O De Klerk [Frederik de Klerk, presidente da África do Sul que conduziu parte da negociação que resultou no fim do regime de apartheid, segregação racial como política de Estado, em 1994] dialogou com Mandela [Nelson Mandela, principal liderança da maioria negra sul-africana], quando Mandela ainda estava na cadeia. Não estou comparando Mandela, preso político, com Lula, preso por corrupção. Mas nada impediria um diálogo [com Lula].

Retomando um pouco a discussão sobre o Escola sem Partido. O que é doutrinação, de que os defensores do projeto falam tanto? Qual a diferença entre doutrinação e ensino de pensamento crítico?

A diferença é que a doutrinação tem um viés religioso, que não permite discordância. Se você acredita que o Alcorão é o livro sagrado, não tem jeito de querer dizer a um muçulmano que a Bíblia é um livro sagrado. Se você diz que é a Bíblia, não adianta dizer que é o Alcorão. Aí você doutrina conforme o Alcorão ou a Bíblia. É diferente de quem debate um texto de um ideólogo, de um pensador, que você coloca aceitando que ele não é Deus.

Aliás, entre os erros que nós [democratas-progressistas] cometemos foi querer transformar os líderes políticos em Deus. Acho que entre os maiores erros das esquerdas foi tirar o poder crítico dos filósofos. Nossos filósofos, não vou citar nomes, se subordinaram ao PT.

Não fizeram uma crítica a nada.
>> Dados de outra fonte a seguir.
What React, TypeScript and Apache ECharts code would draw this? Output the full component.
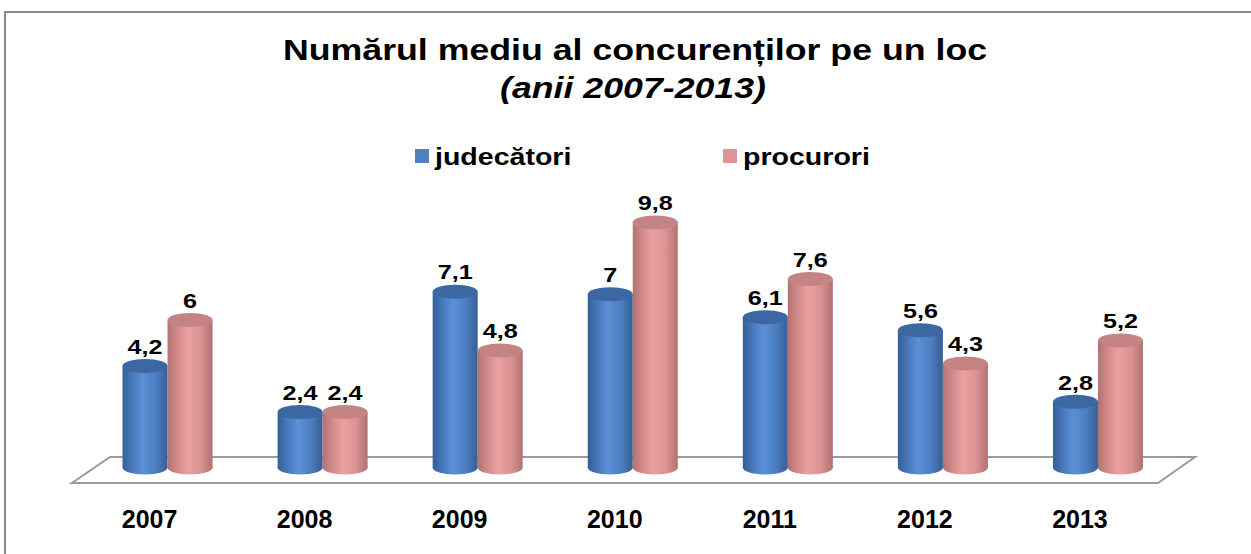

Pior ainda: não aceitaram autocrítica ou defenderam ideias antigas, do século 19, sem levar em conta o que mudou no mundo.

As ideias das nossas esquerdas envelheceram?

Envelheceram, mas os filósofos, os pensadores continuaram apegados a elas porque diziam que fazer crítica àquelas ideias seria fazer o jogo da direita.

Nossos pensadores fizeram o jogo da direita pelo silêncio. Pelo acobertamento. E pelo culto à personalidade, no caso, o culto ao Lula

Seria o pensamento crítico o cerne da educação?

Claro. Não existe formação sem espírito crítico. Até porque as ideias mudam tão depressa, que, se a gente não prepara o aluno para ser crítico, ele se forma já superado.